Fruit de la démarche de réenchantement, le laboratoire national aura aussi la mission d’approfondir la recherche et l’exploration autour de problématiques majeures qui apparaissent comme des « nœuds » de la pensée éducative. C’est dans cet esprit, qu’à la demande du secrétaire général de l’enseignement catholique, Pascal Balmand, trois fils de réflexion et d’action seront développés pour le démarrage de ce laboratoire :

  • la question des savoirs et du rapport au savoir, aujourd’hui, en sortant des faux débats sur la transmission et en prenant en compte les évolutions considérables que connaît notre société en la matière ;
  • la question de la construction de la parole de l’élève de la petite enfance à l’âge adulte, de l’accueil de cette parole et de sa place dans la vie de l’établissement ;
  • la question de la « gouvernance » et des modes de pilotage pour essayer de penser autrement l’articulation entre « horizontalité » et verticalité, là aussi dans le contexte très nouveau que nous connaissons aujourd’hui.

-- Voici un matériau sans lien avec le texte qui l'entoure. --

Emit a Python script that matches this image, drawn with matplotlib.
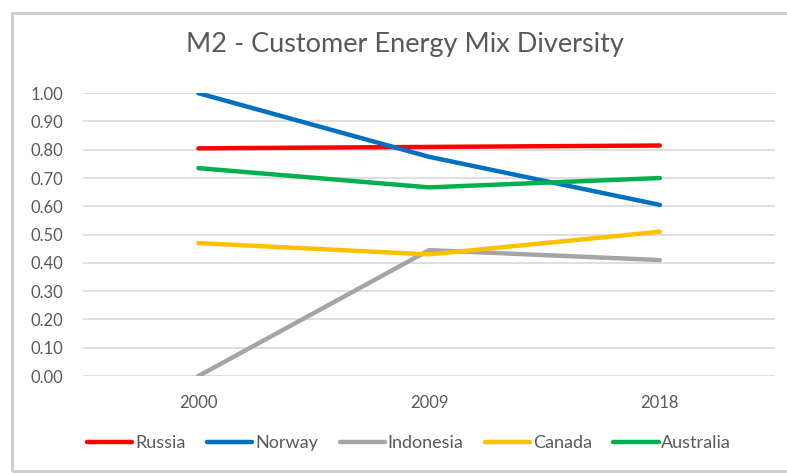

Il s’agira, autour d’initiatives vécues par des équipes, de construire ensemble une réflexion plus globale en lien direct avec le Conseil des veilleurs de la démarche de réenchantement et, plus largement, avec les chercheurs et les acteurs de la société engagés dans cette problématique.

Un lieu de veille
et de production

Pensé comme un carrefour ouvert, le laboratoire, en articulation avec l’animation du département Éducation du Sgec, le travail du réseau des observatoires et les actions engagées par l’École des cadres missionnés, participera à la veille éducative. À l’écoute des évolutions internes de l’enseignement catholique mais aussi de tout ce qui se cherche à l’extérieur de celui-ci. Il participera et animera un espace spécifique au sein du site web du secrétariat général. Cet espace proposera des ressources, des éclairages, des mises en valeur d’initiatives.

Un point d’appui
et de soutien

Enfin, la petite équipe de ce laboratoire aura pour rôle de soutenir la création de laboratoires aux dans les autres niveaux de l’institution. Dans un esprit partagé, mais en refusant l’idée de modèles ou de statuts figés, elle favorisera l’émergence d’une logique de réseau, d’échanges pour faire vivre un esprit d’initiatives.

On l’aura compris, aussi ambitieuse que nécessairement modeste, cette création du laboratoire garde à l’esprit la belle intuition de Jacques Chaize : « La porte du changement s’ouvre de l’intérieur ».